AIM OF THE TASK:
Reproduce the listing word for word, leaving every picture behind.

-- Start PROVIDED DATA --

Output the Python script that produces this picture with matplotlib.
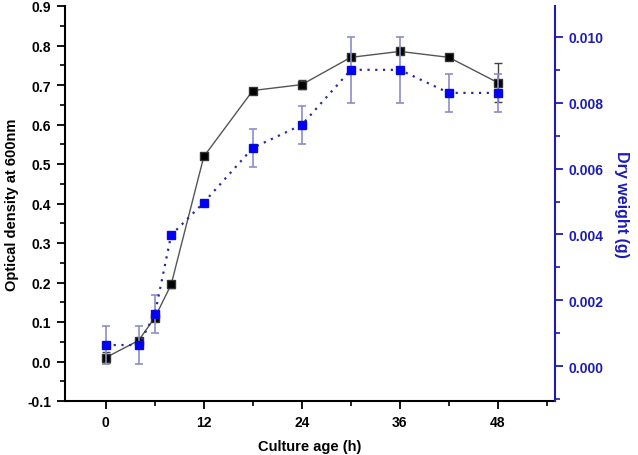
import matplotlib
matplotlib.use("Agg")
import matplotlib.pyplot as plt
from matplotlib.ticker import MultipleLocator, FormatStrFormatter

# Culture age (h)
hours = [0, 4, 6, 8, 12, 18, 24, 30, 36, 42, 48]

# Optical density at 600 nm (left axis)
od600 = [0.010, 0.053, 0.111, 0.195, 0.519, 0.686, 0.701, 0.770, 0.785, 0.770, 0.706]
od600_err = [0.015, 0.0, 0.0, 0.01, 0.0, 0.0, 0.012, 0.0, 0.0, 0.0, 0.05]

# Dry weight (g) (right axis)
dry_weight = [0.00064, 0.00064, 0.00158, 0.00398, 0.00497, 0.00663, 0.00733,
              0.00900, 0.00900, 0.00830, 0.00830]
dry_weight_err = [0.00058, 0.00058, 0.00058, 0.0, 0.0, 0.00058, 0.00058,
                  0.001, 0.001, 0.00058, 0.00058]

plt.rcParams["font.family"] = ["Liberation Sans", "DejaVu Sans"]
plt.rcParams["font.weight"] = "bold"

blue_axis = "#1c1cb4"

fig = plt.figure(figsize=(6.38, 4.56), dpi=100)
ax = fig.add_axes([65 / 638, 54 / 456, 490 / 638, 395 / 456])
ax2 = ax.twinx()

# OD series
ax.errorbar(hours, od600, yerr=od600_err, color="#555555", lw=1.0,
            marker="s", ms=5.5, mfc="black", mec="#333333",
            ecolor="#444444", elinewidth=1.0, capsize=2.7, capthick=1.0, zorder=3)

# dry weight series
ax2.errorbar(hours, dry_weight, yerr=dry_weight_err, color="#2a2aa0", lw=1.6,
             ls=(0, (1, 2.5)), marker="s", ms=5.5, mfc="#0000ff", mec="#0a0ad0",
             ecolor="#8c8cc8", elinewidth=1.2, capsize=2.7, capthick=1.2, zorder=3)

ax.set_xlim(-5, 55)
ax.set_ylim(-0.1, 0.9)
ax2.set_ylim(-0.00106, 0.01094)

ax.xaxis.set_major_locator(MultipleLocator(12))
ax.xaxis.set_minor_locator(MultipleLocator(6))
ax.yaxis.set_major_locator(MultipleLocator(0.1))
ax.yaxis.set_minor_locator(MultipleLocator(0.05))
ax.yaxis.set_major_formatter(FormatStrFormatter("%.1f"))
ax2.yaxis.set_major_locator(MultipleLocator(0.002))
ax2.yaxis.set_minor_locator(MultipleLocator(0.001))
ax2.yaxis.set_major_formatter(FormatStrFormatter("%.3f"))

for a in (ax, ax2):
    a.spines["top"].set_visible(False)
ax.spines["right"].set_visible(False)
ax2.spines["left"].set_visible(False)
ax2.spines["bottom"].set_visible(False)
ax2.spines["right"].set_color(blue_axis)
ax2.spines["right"].set_linewidth(1.5)
ax.spines["left"].set_linewidth(1.5)
ax.spines["bottom"].set_linewidth(1.5)

ax.tick_params(axis="both", which="major", direction="out", length=6, width=1.3,
               labelsize=10, pad=4)
ax.tick_params(axis="both", which="minor", direction="out", length=3.5, width=1.2)
ax2.tick_params(axis="y", which="major", direction="out", length=6, width=1.3,
                labelsize=10, colors=blue_axis, pad=4)
ax2.tick_params(axis="y", which="minor", direction="out", length=3.5, width=1.2,
                colors=blue_axis)

for lab in ax.get_xticklabels() + ax.get_yticklabels() + ax2.get_yticklabels():
    lab.set_fontweight("bold")

ax.set_xlabel("Culture age (h)", fontsize=10.5, fontweight="bold", labelpad=7)
ax.set_ylabel("Optical density at 600nm", fontsize=10.5, fontweight="bold", labelpad=6)
ax2.set_ylabel("Dry weight (g)", fontsize=11.5, fontweight="bold", color=blue_axis,
               rotation=270, labelpad=18)

fig.savefig("out.png", dpi=100)
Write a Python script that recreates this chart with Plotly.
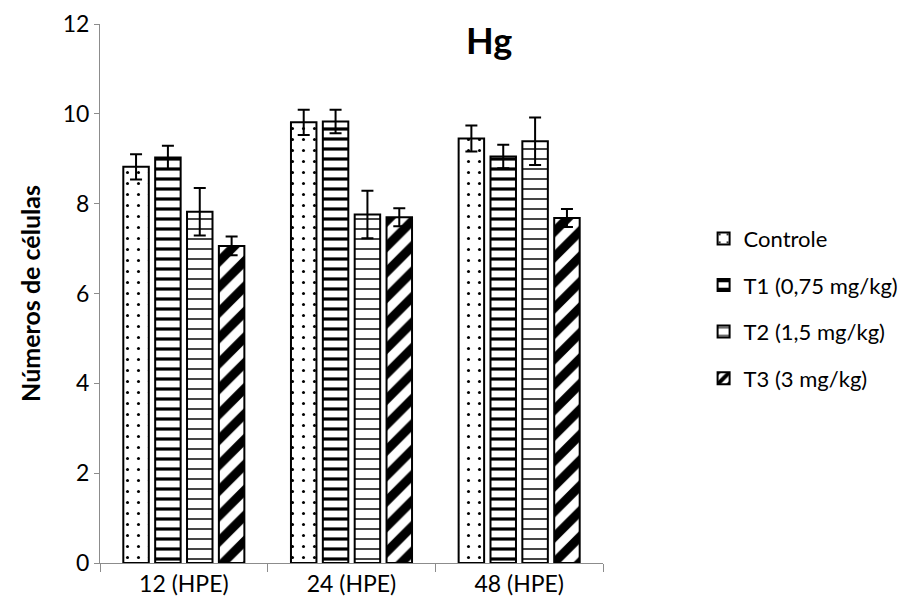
import plotly.graph_objects as go

categories = ["12 (HPE)", "24 (HPE)", "48 (HPE)"]
series_names = ["Controle", "T1 (0,75 mg/kg)", "T2 (1,5 mg/kg)", "T3 (3 mg/kg)"]
controle = [8.82, 9.81, 9.45]
t1 = [9.03, 9.83, 9.05]
t2 = [7.82, 7.76, 9.39]
t3 = [7.06, 7.70, 7.68]
err_controle = [0.28, 0.28, 0.29]
err_t1 = [0.26, 0.26, 0.26]
err_t2 = [0.53, 0.53, 0.53]
err_t3 = [0.21, 0.20, 0.20]
y_ticks = [0, 2, 4, 6, 8, 10, 12]

values = [controle, t1, t2, t3]
errors = [err_controle, err_t1, err_t2, err_t3]
patterns = [
    dict(shape=".", size=11, solidity=0.06, fgcolor="black", bgcolor="white", fgopacity=1),
    dict(shape="-", size=10, solidity=0.32, fgcolor="black", bgcolor="white", fgopacity=1),
    dict(shape="-", size=10, solidity=0.2, fgcolor="#444444", bgcolor="white", fgopacity=1),
    dict(shape="/", size=18, solidity=0.5, fgcolor="black", bgcolor="white", fgopacity=1),
]

fig = go.Figure()
for i, name in enumerate(series_names):
    fig.add_trace(go.Bar(
        x=categories, y=values[i], name=name,
        legendgroup=name,
        marker=dict(color="white", line=dict(color="black", width=2),
                    pattern=patterns[i]),
        error_y=dict(type="data", array=errors[i], color="black",
                     thickness=2, width=6),
    ))

fig.update_layout(
    width=913, height=608,
    paper_bgcolor="white", plot_bgcolor="white",
    margin=dict(l=92, r=318, t=16, b=53, autoexpand=False),
    font=dict(family="Lato", size=24, color="black"),
    barmode="group", bargap=0.24, bargroupgap=0.2,
    title=dict(text="<b>Hg</b>", x=0.527, xanchor="center", y=0.945,
               yanchor="middle", font=dict(size=36, family="Lato")),
    legend=dict(x=1.2, xanchor="left", y=0.472, yanchor="middle",
                font=dict(size=22), tracegroupgap=15, traceorder="grouped",
                itemwidth=30),
    showlegend=True,
)
fig.update_yaxes(range=[0, 12], tickvals=y_ticks, showgrid=False,
                 showline=True, linecolor="#8c8c8c", linewidth=1,
                 ticks="outside", ticklen=5, tickcolor="#8c8c8c",
                 tickfont=dict(size=23), automargin=False,
                 ticklabeloverflow="allow",
                 title=dict(text="<b>Números de células</b>",
                            font=dict(size=25), standoff=14),
                 zeroline=False)
fig.update_xaxes(showgrid=False, showline=True, linecolor="#8c8c8c",
                 linewidth=1, ticks="outside", ticklen=8, automargin=False,
                 tickcolor="#8c8c8c", tickson="boundaries",
                 ticklabeloverflow="allow",
                 tickfont=dict(size=23))

fig.write_html("out.html")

-- End PROVIDED DATA --

REPLY TO THE EXERCISE:
Output the Python script that produces this picture with matplotlib.
import matplotlib
matplotlib.use("Agg")
import matplotlib.pyplot as plt
from matplotlib.ticker import MultipleLocator, FormatStrFormatter

# Culture age (h)
hours = [0, 4, 6, 8, 12, 18, 24, 30, 36, 42, 48]

# Optical density at 600 nm (left axis)
od600 = [0.010, 0.053, 0.111, 0.195, 0.519, 0.686, 0.701, 0.770, 0.785, 0.770, 0.706]
od600_err = [0.015, 0.0, 0.0, 0.01, 0.0, 0.0, 0.012, 0.0, 0.0, 0.0, 0.05]

# Dry weight (g) (right axis)
dry_weight = [0.00064, 0.00064, 0.00158, 0.00398, 0.00497, 0.00663, 0.00733,
              0.00900, 0.00900, 0.00830, 0.00830]
dry_weight_err = [0.00058, 0.00058, 0.00058, 0.0, 0.0, 0.00058, 0.00058,
                  0.001, 0.001, 0.00058, 0.00058]

plt.rcParams["font.family"] = ["Liberation Sans", "DejaVu Sans"]
plt.rcParams["font.weight"] = "bold"

blue_axis = "#1c1cb4"

fig = plt.figure(figsize=(6.38, 4.56), dpi=100)
ax = fig.add_axes([65 / 638, 54 / 456, 490 / 638, 395 / 456])
ax2 = ax.twinx()

# OD series
ax.errorbar(hours, od600, yerr=od600_err, color="#555555", lw=1.0,
            marker="s", ms=5.5, mfc="black", mec="#333333",
            ecolor="#444444", elinewidth=1.0, capsize=2.7, capthick=1.0, zorder=3)

# dry weight series
ax2.errorbar(hours, dry_weight, yerr=dry_weight_err, color="#2a2aa0", lw=1.6,
             ls=(0, (1, 2.5)), marker="s", ms=5.5, mfc="#0000ff", mec="#0a0ad0",
             ecolor="#8c8cc8", elinewidth=1.2, capsize=2.7, capthick=1.2, zorder=3)

ax.set_xlim(-5, 55)
ax.set_ylim(-0.1, 0.9)
ax2.set_ylim(-0.00106, 0.01094)

ax.xaxis.set_major_locator(MultipleLocator(12))
ax.xaxis.set_minor_locator(MultipleLocator(6))
ax.yaxis.set_major_locator(MultipleLocator(0.1))
ax.yaxis.set_minor_locator(MultipleLocator(0.05))
ax.yaxis.set_major_formatter(FormatStrFormatter("%.1f"))
ax2.yaxis.set_major_locator(MultipleLocator(0.002))
ax2.yaxis.set_minor_locator(MultipleLocator(0.001))
ax2.yaxis.set_major_formatter(FormatStrFormatter("%.3f"))

for a in (ax, ax2):
    a.spines["top"].set_visible(False)
ax.spines["right"].set_visible(False)
ax2.spines["left"].set_visible(False)
ax2.spines["bottom"].set_visible(False)
ax2.spines["right"].set_color(blue_axis)
ax2.spines["right"].set_linewidth(1.5)
ax.spines["left"].set_linewidth(1.5)
ax.spines["bottom"].set_linewidth(1.5)

ax.tick_params(axis="both", which="major", direction="out", length=6, width=1.3,
               labelsize=10, pad=4)
ax.tick_params(axis="both", which="minor", direction="out", length=3.5, width=1.2)
ax2.tick_params(axis="y", which="major", direction="out", length=6, width=1.3,
                labelsize=10, colors=blue_axis, pad=4)
ax2.tick_params(axis="y", which="minor", direction="out", length=3.5, width=1.2,
                colors=blue_axis)

for lab in ax.get_xticklabels() + ax.get_yticklabels() + ax2.get_yticklabels():
    lab.set_fontweight("bold")

ax.set_xlabel("Culture age (h)", fontsize=10.5, fontweight="bold", labelpad=7)
ax.set_ylabel("Optical density at 600nm", fontsize=10.5, fontweight="bold", labelpad=6)
ax2.set_ylabel("Dry weight (g)", fontsize=11.5, fontweight="bold", color=blue_axis,
               rotation=270, labelpad=18)

fig.savefig("out.png", dpi=100)
Write a Python script that recreates this chart with Plotly.
import plotly.graph_objects as go

categories = ["12 (HPE)", "24 (HPE)", "48 (HPE)"]
series_names = ["Controle", "T1 (0,75 mg/kg)", "T2 (1,5 mg/kg)", "T3 (3 mg/kg)"]
controle = [8.82, 9.81, 9.45]
t1 = [9.03, 9.83, 9.05]
t2 = [7.82, 7.76, 9.39]
t3 = [7.06, 7.70, 7.68]
err_controle = [0.28, 0.28, 0.29]
err_t1 = [0.26, 0.26, 0.26]
err_t2 = [0.53, 0.53, 0.53]
err_t3 = [0.21, 0.20, 0.20]
y_ticks = [0, 2, 4, 6, 8, 10, 12]

values = [controle, t1, t2, t3]
errors = [err_controle, err_t1, err_t2, err_t3]
patterns = [
    dict(shape=".", size=11, solidity=0.06, fgcolor="black", bgcolor="white", fgopacity=1),
    dict(shape="-", size=10, solidity=0.32, fgcolor="black", bgcolor="white", fgopacity=1),
    dict(shape="-", size=10, solidity=0.2, fgcolor="#444444", bgcolor="white", fgopacity=1),
    dict(shape="/", size=18, solidity=0.5, fgcolor="black", bgcolor="white", fgopacity=1),
]

fig = go.Figure()
for i, name in enumerate(series_names):
    fig.add_trace(go.Bar(
        x=categories, y=values[i], name=name,
        legendgroup=name,
        marker=dict(color="white", line=dict(color="black", width=2),
                    pattern=patterns[i]),
        error_y=dict(type="data", array=errors[i], color="black",
                     thickness=2, width=6),
    ))

fig.update_layout(
    width=913, height=608,
    paper_bgcolor="white", plot_bgcolor="white",
    margin=dict(l=92, r=318, t=16, b=53, autoexpand=False),
    font=dict(family="Lato", size=24, color="black"),
    barmode="group", bargap=0.24, bargroupgap=0.2,
    title=dict(text="<b>Hg</b>", x=0.527, xanchor="center", y=0.945,
               yanchor="middle", font=dict(size=36, family="Lato")),
    legend=dict(x=1.2, xanchor="left", y=0.472, yanchor="middle",
                font=dict(size=22), tracegroupgap=15, traceorder="grouped",
                itemwidth=30),
    showlegend=True,
)
fig.update_yaxes(range=[0, 12], tickvals=y_ticks, showgrid=False,
                 showline=True, linecolor="#8c8c8c", linewidth=1,
                 ticks="outside", ticklen=5, tickcolor="#8c8c8c",
                 tickfont=dict(size=23), automargin=False,
                 ticklabeloverflow="allow",
                 title=dict(text="<b>Números de células</b>",
                            font=dict(size=25), standoff=14),
                 zeroline=False)
fig.update_xaxes(showgrid=False, showline=True, linecolor="#8c8c8c",
                 linewidth=1, ticks="outside", ticklen=8, automargin=False,
                 tickcolor="#8c8c8c", tickson="boundaries",
                 ticklabeloverflow="allow",
                 tickfont=dict(size=23))

fig.write_html("out.html")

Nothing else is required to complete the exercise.